*What is required*. Print only the lines from the top of the data through the line with "import * as", both included, skipping every picture.

#### Given information ####

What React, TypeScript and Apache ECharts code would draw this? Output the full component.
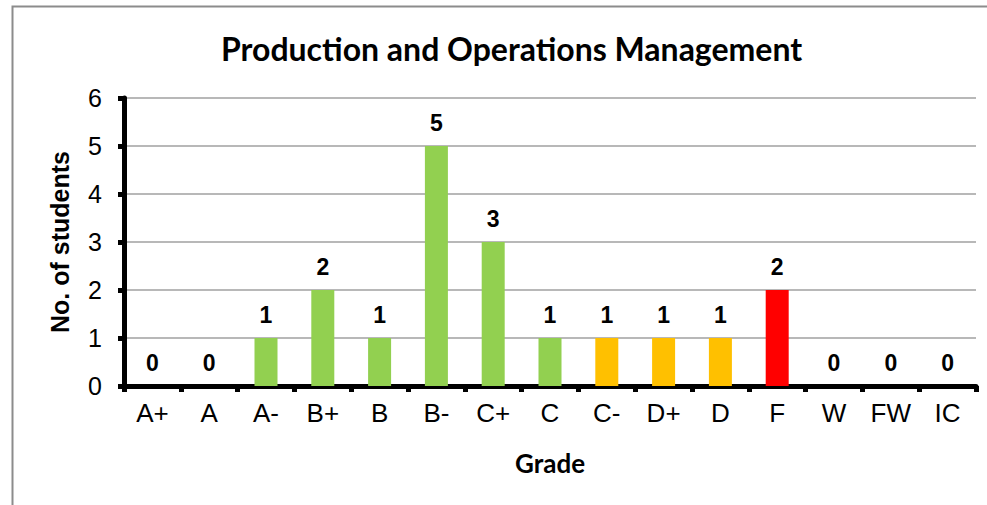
import React, { useEffect, useRef } from "react";
import * as echarts from "echarts";

const categories = ["A+", "A", "A-", "B+", "B", "B-", "C+", "C", "C-", "D+", "D", "F", "W", "FW", "IC"];
const counts = [0, 0, 1, 2, 1, 5, 3, 1, 1, 1, 1, 2, 0, 0, 0];
const barColors = ["#92D050", "#92D050", "#92D050", "#92D050", "#92D050", "#92D050", "#92D050", "#92D050", "#FFC000", "#FFC000", "#FFC000", "#FF0000", "#92D050", "#92D050", "#92D050"];
const yTicks = [0, 1, 2, 3, 4, 5, 6];

export default function App() {
  const ref = useRef<HTMLDivElement>(null);
  useEffect(() => {
    document.body.style.margin = "0";
    const chart = echarts.init(ref.current!, null, { renderer: "svg" });
    chart.setOption({
      animation: false,
      backgroundColor: "#ffffff",
      title: {
        text: "Production and Operations Management",
        left: 216,
        top: 27,
        textStyle: { fontFamily: "Lato", fontWeight: "bold", fontSize: 32, color: "#000" },
      },
      graphic: [
        {
          type: "rect",
          shape: { x: 12.5, y: 6.5, width: 1000, height: 600 },
          style: { fill: "none", stroke: "#8c8c8c", lineWidth: 2 },
          silent: true,
          z: 100,
        },
      ],
      grid: { left: 124, right: 11, top: 98, bottom: 119, containLabel: false },
      xAxis: {
        type: "category",
        data: categories,
        name: "Grade",
        nameLocation: "middle",
        nameGap: 64,
        nameTextStyle: { fontFamily: "Lato", fontWeight: "bold", fontSize: 26, color: "#000" },
        axisLine: { lineStyle: { color: "#000", width: 5 } },
        axisTick: { show: true, alignWithLabel: false, length: 6, lineStyle: { color: "#000", width: 5 } },
        axisLabel: { fontFamily: "Liberation Sans", fontSize: 26, color: "#000", margin: 14, interval: 0 },
      },
      yAxis: {
        type: "value",
        min: 0,
        max: yTicks[yTicks.length - 1],
        interval: 1,
        name: "No. of students",
        nameLocation: "middle",
        nameGap: 52,
        nameRotate: 90,
        nameTextStyle: { fontFamily: "Liberation Sans", fontWeight: "bold", fontSize: 25, color: "#000" },
        axisLine: { show: true, lineStyle: { color: "#000", width: 5 } },
        axisTick: { show: true, length: 6, lineStyle: { color: "#000", width: 5 } },
        axisLabel: { fontFamily: "Liberation Sans", fontSize: 25, color: "#000", margin: 22 },
        splitLine: { show: true, lineStyle: { color: "#a0a0a0", width: 1.5 } },
      },
      series: [
        {
          type: "bar",
          barWidth: 23,
          data: counts.map((v, i) => ({ value: v, itemStyle: { color: barColors[i] } })),
          label: {
            show: true,
            position: "top",
            distance: 12,
            fontFamily: "Liberation Sans",
            fontWeight: "bold",
            fontSize: 23,
            color: "#000",
          },
        },
      ],
    });
    return () => chart.dispose();
  }, []);
  return <div ref={ref} style={{ width: 987, height: 505 }} />;
}
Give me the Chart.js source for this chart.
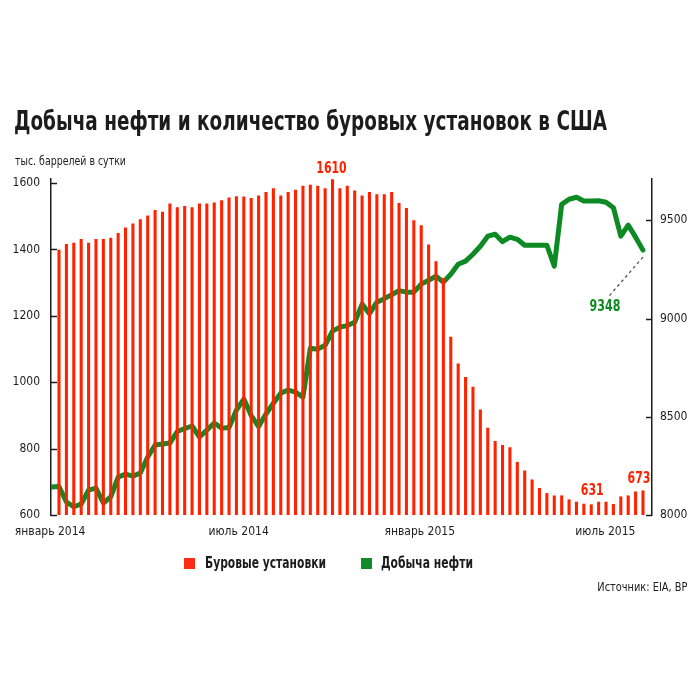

####

*Written answer*.
What React, TypeScript and Apache ECharts code would draw this? Output the full component.
import React, { useEffect, useRef } from "react";
import * as echarts from "echarts";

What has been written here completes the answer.